Mathematica 8

Share this on social media:

There are a lot of reasons to enthuse about the new release of Mathematica; across the board and not least (from my point of view) the statistics and probability coverage. The headline, however, has to be extended integration with Wolfram Alpha, particularly the use of the linguistic interface to provide natural language lookup.

Most computer algebra packages are working towards increased intuitive access to their power, bringing their methods into the hands of more potential problem solvers, using better entry methods. What is different here is that the user can bring experience or understanding from many other environments and have it interpreted into annotated Mathematica syntax, both enabling and educating in one go.

As a simple example, the Mathematica syntax for plotting a sine wave over one complete revolution is Plot[Sin[x], {x, 0, 6.29}]. Forget the capitalisation, use the wrong sort of bracket or omit one, and, as with any computer language, it doesn’t work. This is enough to put off many potential new users. Now, however, you can start with an equals sign (signalling that you want to call on Alpha) and have a stab at writing it in any common-sense combination of speech and what you know in another system.

For example, ‘plot sine(x) from 0 to 6.29’ will not only produce the required plot but display the correct Mathematica form with associated assumptions. If you try ‘plot sinx from 0..6.29’, that will work too. Tests to such software with new users convince that this is a real leap forward in breaking down barriers, which should be of interest to anyone planning introduction of the software to new or extended audiences. While on this theme of easy deployment, demonstrations can now be produced straight from Mathematica, rather than through Wolfram.

The equals key modifier does more than just invoke helpful translation, by the way, calling greater or lesser Alpha detail according to usage and context. From being a useful resource, Alpha has moved to become a functional part of the Mathematica package.
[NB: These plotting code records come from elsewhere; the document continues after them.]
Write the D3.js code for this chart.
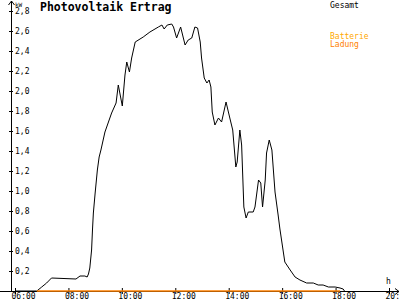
<!DOCTYPE html>
<html>
<head>
<meta charset="utf-8">
<script src="https://cdn.jsdelivr.net/npm/d3@7"></script>
<style>
  body { margin: 0; background: #fff; }
  text { font-family: "DejaVu Sans Mono", monospace; }
</style>
</head>
<body>
<div id="paper"></div>
<script>
// photovoltaik ertrag - tageskurve, gesamt + batterie ladung

const times = ["06:00","06:49","07:00","07:11","07:22","08:17","08:26","08:37","08:42","08:45","08:48","08:52","08:54","08:56","09:00","09:05","09:09","09:13","09:22","09:37","09:47","09:52","10:01","10:07","10:11","10:17","10:22","10:30","10:48","11:03","11:22","11:30","11:35","11:42","11:52","11:56","12:03","12:12","12:22","12:29","12:37","12:44","12:50","12:56","12:59","13:05","13:11","13:16","13:20","13:23","13:29","13:37","13:44","13:54","14:03","14:09","14:16","14:19","14:25","14:29","14:34","14:39","14:44","14:55","14:59","15:07","15:12","15:16","15:22","15:25","15:31","15:37","15:44","15:51","15:55","16:01","16:06","16:18","16:29","16:40","16:55","17:10","17:21","17:32","17:44","17:59","18:10","18:17","18:20"];
const gesamt = [0,0,0.04,0.08,0.13,0.12,0.15,0.15,0.14,0.17,0.23,0.41,0.61,0.78,0.98,1.21,1.34,1.41,1.59,1.78,1.88,2.06,1.85,2.16,2.29,2.19,2.33,2.49,2.54,2.59,2.64,2.66,2.62,2.66,2.67,2.64,2.53,2.64,2.46,2.51,2.53,2.64,2.63,2.49,2.33,2.13,2.08,2.11,2.04,1.79,1.66,1.73,1.69,1.89,1.72,1.61,1.24,1.29,1.61,1.46,0.84,0.73,0.79,0.79,0.84,1.11,1.08,0.84,1.11,1.38,1.51,1.41,0.99,0.76,0.62,0.44,0.29,0.21,0.14,0.11,0.08,0.08,0.06,0.06,0.04,0.04,0.03,0.02,0];

const ladungTimes = ["06:49","18:10"];
const ladung = [0, 0];

const yTicks = [0.2,0.4,0.6,0.8,1.0,1.2,1.4,1.6,1.8,2.0,2.2,2.4,2.6,2.8];
const xTicks = ["06:00","08:00","10:00","12:00","14:00","16:00","18:00","20:00"];

let colourLine = "#000000";
let colourLadung = "#ff8000";
let colourBatterie = "#ffa800";

const toMin = (s) => {
  let p = s.split(":");
  return +p[0] * 60 + +p[1];
};

svg = d3
  .select("#paper")
  .append("svg")
  .attr("width", 400)
  .attr("height", 300)
  .style("display", "block");

const x = d3.scaleLinear().domain([360, 1200]).range([15, 389]);
const y = d3.scaleLinear().domain([0, 2.8]).range([291, 11]);

// y axis
svg
  .append("g")
  .attr("transform", "translate(11,0)")
  .call(
    d3
      .axisRight(y)
      .tickValues(yTicks)
      .tickSize(2)
      .tickPadding(2)
      .tickFormat((d) => d3.format(".1f")(d).replace(".", ","))
  )
  .call((g) => g.select(".domain").remove())
  .call((g) => g.selectAll(".tick line").attr("x1", -2).attr("stroke", colourLine))
  .call((g) =>
    g
      .selectAll(".tick text")
      .attr("font-family", "DejaVu Sans Mono, monospace")
      .attr("font-size", 8)
      .attr("fill", colourLine)
  );

// x axis
svg
  .append("g")
  .attr("transform", "translate(0,291)")
  .call(
    d3
      .axisBottom(x)
      .tickValues(xTicks.map(toMin))
      .tickSize(3)
      .tickFormat((d, i) => xTicks[i])
  )
  .call((g) => g.select(".domain").remove())
  .call((g) => g.selectAll(".tick line").attr("y1", -3).attr("stroke", colourLine))
  .call((g) =>
    g
      .selectAll(".tick text")
      .attr("font-family", "DejaVu Sans Mono, monospace")
      .attr("font-size", 8)
      .attr("text-anchor", "start")
      .attr("x", -4)
      .attr("y", 8)
      .attr("dy", 0)
      .attr("fill", colourLine)
  );

// axis lines with arrows
svg
  .append("path")
  .attr("d", "M11.5,292V1M8.5,5L11.5,1L14.5,5")
  .attr("fill", "none")
  .attr("stroke", colourLine);
svg
  .append("path")
  .attr("d", "M0,291.5H399M395,288.5L399,291.5L395,294.5")
  .attr("fill", "none")
  .attr("stroke", colourLine);

svg.append("text").attr("x", 15).attr("y", 7).attr("font-size", 6).text("kW");
svg.append("text").attr("x", 386).attr("y", 284).attr("font-size", 8).text("h");

// curves
const line = d3
  .line()
  .x((d) => x(toMin(d.t)))
  .y((d) => y(d.v));

const gesamtData = times.map((t, i) => ({ t: t, v: gesamt[i] }));
const ladungData = ladungTimes.map((t, i) => ({ t: t, v: ladung[i] }));

svg
  .append("path")
  .datum(gesamtData)
  .attr("d", line)
  .attr("fill", "none")
  .attr("stroke", colourLine)
  .attr("stroke-width", 1);

svg
  .append("path")
  .datum(ladungData)
  .attr("d", line)
  .attr("fill", "none")
  .attr("stroke", colourLadung)
  .attr("stroke-width", 1.5);

// title + legend
svg
  .append("text")
  .attr("x", 40)
  .attr("y", 11)
  .attr("font-size", 11.5)
  .attr("font-weight", "bold")
  .text("Photovoltaik Ertrag");

svg.append("text").attr("x", 330).attr("y", 8).attr("font-size", 8).text("Gesamt");
svg
  .append("text")
  .attr("x", 330)
  .attr("y", 39)
  .attr("font-size", 8)
  .attr("fill", colourBatterie)
  .text("Batterie");
svg
  .append("text")
  .attr("x", 330)
  .attr("y", 47)
  .attr("font-size", 8)
  .attr("fill", colourLadung)
  .text("Ladung");
</script>
</body>
</html>
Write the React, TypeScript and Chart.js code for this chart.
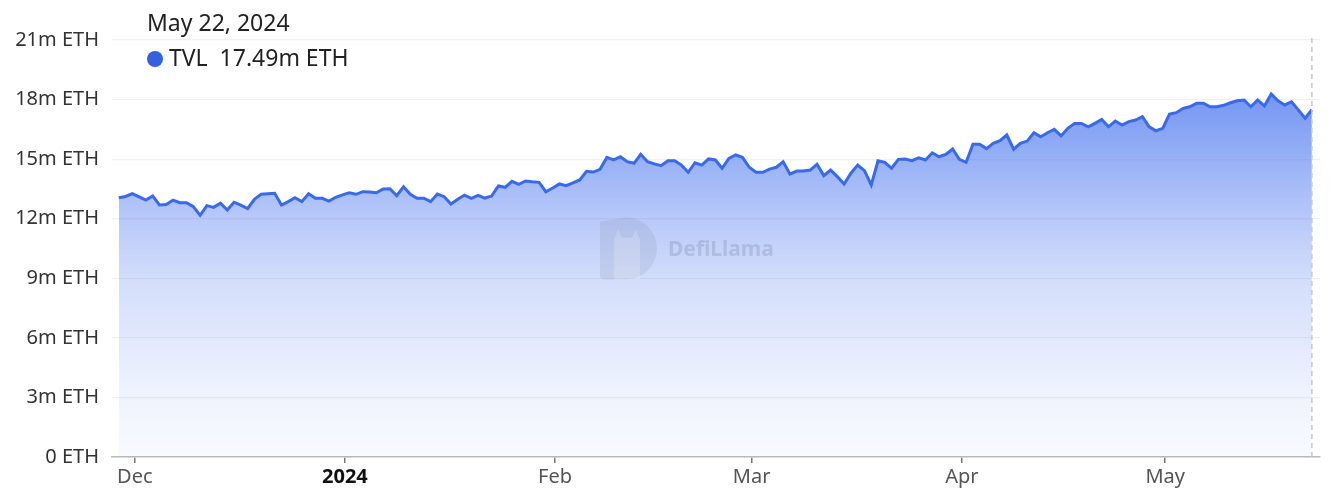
import React, { useEffect, useRef } from "react";
import { Chart, registerables } from "chart.js";

Chart.register(...registerables);

// ---- Data ----
const START_DATE = "2023-11-28"; // first daily sample
const SAMPLE_OFFSET_DAYS = 0.64; // samples are taken late in the day
const tvlValues: number[] = [
  13.06, 13.12, 13.26, 13.1, 12.94, 13.14, 12.69, 12.72, 12.94, 12.81,
  12.81, 12.61, 12.17, 12.66, 12.57, 12.78, 12.44, 12.83, 12.68, 12.51,
  12.98, 13.23, 13.26, 13.28, 12.69, 12.86, 13.06, 12.86, 13.26, 13.03,
  13.03, 12.89, 13.08, 13.2, 13.31, 13.23, 13.36, 13.34, 13.31, 13.5,
  13.51, 13.16, 13.61, 13.23, 13.03, 13.03, 12.86, 13.24, 13.11, 12.74,
  12.98, 13.19, 13.03, 13.18, 13.04, 13.14, 13.65, 13.58, 13.88, 13.73,
  13.9, 13.86, 13.83, 13.36, 13.55, 13.75, 13.66, 13.8, 13.95, 14.39,
  14.35, 14.49, 15.09, 14.96, 15.12, 14.87, 14.79, 15.24, 14.87, 14.76,
  14.67, 14.92, 14.92, 14.7, 14.34, 14.82, 14.7, 15.01, 14.96, 14.54,
  15.04, 15.21, 15.09, 14.59, 14.34, 14.34, 14.5, 14.59, 14.87, 14.25,
  14.4, 14.4, 14.45, 14.74, 14.17, 14.45, 14.12, 13.75, 14.29, 14.7,
  14.42, 13.7, 14.92, 14.84, 14.54, 14.99, 15.01, 14.92, 15.07, 14.96,
  15.32, 15.12, 15.24, 15.51, 14.99, 14.84, 15.75, 15.75, 15.53, 15.8,
  15.93, 16.22, 15.5, 15.8, 15.91, 16.33, 16.13, 16.33, 16.5, 16.17,
  16.55, 16.8, 16.8, 16.63, 16.8, 17.0, 16.63, 16.92, 16.72, 16.89,
  16.97, 17.14, 16.63, 16.43, 16.55, 17.27, 17.34, 17.56, 17.64, 17.81,
  17.81, 17.64, 17.64, 17.71, 17.84, 17.94, 17.98, 17.64, 17.98, 17.68,
  18.28, 17.94, 17.73, 17.89, 17.48, 17.06, 17.49,
];
const monthTickDates = ["2023-12-01", "2024-01-01", "2024-02-01", "2024-03-01", "2024-04-01", "2024-05-01"];
const monthTickLabels = ["Dec", "2024", "Feb", "Mar", "Apr", "May"];
const yTickValues = [0, 3, 6, 9, 12, 15, 18, 21];
const SERIES_NAME = "TVL";
const MONTH_NAMES = ["Jan", "Feb", "Mar", "Apr", "May", "Jun", "Jul", "Aug", "Sep", "Oct", "Nov", "Dec"];

const DAY_MS = 86400000;
const startMs = Date.parse(START_DATE + "T00:00:00Z");
const dayIndex = (d: string) => (Date.parse(d + "T00:00:00Z") - startMs) / DAY_MS;

const FONT = "'Noto Sans', 'Open Sans', sans-serif";
const LINE_COLOR = "rgb(57, 105, 238)";
const FILL_STOPS: [number, number][] = [
  [0, 0.85],
  [0.156, 0.67],
  [0.408, 0.38],
  [0.576, 0.22],
  [0.863, 0.076],
  [1, 0.03],
];

const fmtDate = (i: number) => {
  const d = new Date(startMs + i * DAY_MS);
  return `${MONTH_NAMES[d.getUTCMonth()]} ${d.getUTCDate()}, ${d.getUTCFullYear()}`;
};

export default function App() {
  const canvasRef = useRef<HTMLCanvasElement | null>(null);

  useEffect(() => {
    if (!canvasRef.current) return;
    const points = tvlValues.map((v, i) => ({ x: i + SAMPLE_OFFSET_DAYS, y: v }));
    const lastIdx = tvlValues.length - 1;
    const tickXs = monthTickDates.map(dayIndex);

    const overlay = {
      id: "overlay",
      afterDatasetsDraw(chart: any) {
        const { ctx, chartArea, scales } = chart;
        // watermark
        ctx.save();
        const cx = (chartArea.left + chartArea.right) / 2;
        const cy = (chartArea.top + chartArea.bottom) / 2;
        const ix = cx - 116;
        const iy = cy - 31;
        ctx.fillStyle = "rgba(125, 135, 165, 0.17)";
        ctx.beginPath();
        ctx.moveTo(ix, iy + 4);
        ctx.lineTo(ix + 26, iy);
        ctx.arc(ix + 26, iy + 31, 31, -Math.PI / 2, Math.PI / 2);
        ctx.lineTo(ix + 4, iy + 62);
        ctx.quadraticCurveTo(ix, iy + 62, ix, iy + 58);
        ctx.closePath();
        ctx.fill();
        ctx.fillStyle = "rgba(255,255,255,0.18)";
        ctx.beginPath();
        ctx.moveTo(ix + 14, iy + 62);
        ctx.lineTo(ix + 14, iy + 22);
        ctx.lineTo(ix + 18, iy + 12);
        ctx.lineTo(ix + 22, iy + 20);
        ctx.lineTo(ix + 32, iy + 20);
        ctx.lineTo(ix + 36, iy + 12);
        ctx.lineTo(ix + 40, iy + 22);
        ctx.lineTo(ix + 40, iy + 62);
        ctx.closePath();
        ctx.fill();
        ctx.fillStyle = "rgba(110, 120, 150, 0.26)";
        ctx.font = `bold 21px ${FONT}`;
        ctx.textBaseline = "middle";
        ctx.textAlign = "left";
        ctx.fillText("DefiLlama", cx - 48, cy + 2);
        ctx.restore();

        // crosshair at last point
        const xPix = scales.x.getPixelForValue(points[lastIdx].x);
        ctx.save();
        ctx.strokeStyle = "#c4c8d0";
        ctx.lineWidth = 1.5;
        ctx.setLineDash([5, 4]);
        ctx.beginPath();
        ctx.moveTo(xPix, chartArea.top - 2);
        ctx.lineTo(xPix, chartArea.bottom);
        ctx.stroke();
        ctx.restore();
      },
      afterDraw(chart: any) {
        const { ctx, chartArea } = chart;
        const x0 = chartArea.left + 35;
        ctx.save();
        ctx.textBaseline = "middle";
        ctx.textAlign = "left";
        ctx.fillStyle = "#222";
        ctx.font = `23px ${FONT}`;
        ctx.fillText(fmtDate(lastIdx), x0, chartArea.top - 16);
        ctx.fillStyle = "rgb(52, 96, 226)";
        ctx.beginPath();
        ctx.arc(x0 + 8, chartArea.top + 19, 8, 0, Math.PI * 2);
        ctx.fill();
        ctx.fillStyle = "#222";
        ctx.fillText(`${SERIES_NAME}  ${tvlValues[lastIdx].toFixed(2)}m ETH`, x0 + 22, chartArea.top + 19);
        ctx.restore();
      },
    };

    const chart = new Chart(canvasRef.current, {
      type: "line",
      data: {
        datasets: [
          {
            label: SERIES_NAME,
            data: points,
            borderColor: LINE_COLOR,
            borderWidth: 3,
            pointRadius: 0,
            tension: 0,
            fill: "origin",
            backgroundColor: (c: any) => {
              const area = c.chart.chartArea;
              if (!area) return "rgba(57,105,238,0.4)";
              const g = c.chart.ctx.createLinearGradient(0, area.top, 0, area.bottom);
              FILL_STOPS.forEach(([t, a]) => g.addColorStop(t, `rgba(57,105,238,${a})`));
              return g;
            },
          },
        ],
      },
      options: {
        animation: false,
        responsive: true,
        maintainAspectRatio: false,
        layout: { padding: { top: 40, right: 16, left: 0, bottom: 0 } },
        plugins: { legend: { display: false }, tooltip: { enabled: false } },
        scales: {
          x: {
            type: "linear",
            min: SAMPLE_OFFSET_DAYS - 1.0,
            max: lastIdx + SAMPLE_OFFSET_DAYS + 1.2,
            afterBuildTicks: (scale: any) => {
              scale.ticks = tickXs.map((v) => ({ value: v }));
            },
            afterFit: (scale: any) => {
              scale.height = 46;
            },
            grid: {
              display: true,
              drawOnChartArea: false,
              drawTicks: true,
              tickLength: 6,
              color: "#777",
              lineWidth: 1.5,
            },
            border: { display: true, color: "#bbb", width: 1.5 },
            ticks: {
              autoSkip: false,
              maxRotation: 0,
              padding: 2,
              callback: (_v: any, i: number) => monthTickLabels[i],
              font: (c: any) => ({ family: FONT, size: 20, weight: c.index === 1 ? "bold" : "normal" }),
              color: (c: any) => (c.index === 1 ? "#111" : "#555"),
            },
          },
          y: {
            min: 0,
            max: 21,
            afterBuildTicks: (scale: any) => {
              scale.ticks = yTickValues.map((v) => ({ value: v }));
            },
            afterFit: (scale: any) => {
              scale.width = 112;
            },
            grid: { color: "#f1f1f3", drawTicks: false, lineWidth: 1.2 },
            border: { display: false },
            ticks: {
              padding: 13,
              color: "#333",
              font: { family: FONT, size: 20 },
              callback: (v: any) => (v === 0 ? "0 ETH" : `${v}m ETH`),
            },
          },
        },
      },
      plugins: [overlay],
    } as any);

    return () => chart.destroy();
  }, []);

  return (
    <div style={{ position: "fixed", left: 0, top: 0, width: 1336, height: 503, background: "#fff" }}>
      <canvas ref={canvasRef} />
    </div>
  );
}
In a larger sense this Mathematica release may, from a vantage point in the future, be seen as the moment when the blurring distinction between thick and thin clients through internet/desktop integration was symbolically abolished.

A prominent theme is integration of another kind, with Wolfram making a determined effort to make Mathematica a natural home for ever larger parts of a holistic development process embracing plurality of tools and environments. There is a clutch of functions to tempt those whose product is C code, allowing them to move content in both directions – not only to export results from Mathematica to C, but to bring code back in for symbolic handling and compile directly to executable. Dynamic Link Libraries (DLLs) are another similar area, functions being called from within a DLL loaded into the Mathematica kernel and exchanging data with it.

Statistics and probability get a very large infusion of methods and distributions, completely transforming Mathematica’s reach and fetch in this area and inviting re-evaluation of the relationship between science market segments for mathematics and statistics software.  Developments group theory, permutations, graphs and networks closely support this – as, of course, do the extensive developments in mathematical methods which you would expect in any new release.

Other areas, from control systems to financial engineering, are at least as well catered for as you might anticipate, often very much more so. In what has for some time been a market area of rapid and exciting development, this is arguably one of Wolfram’s most significant upgrades.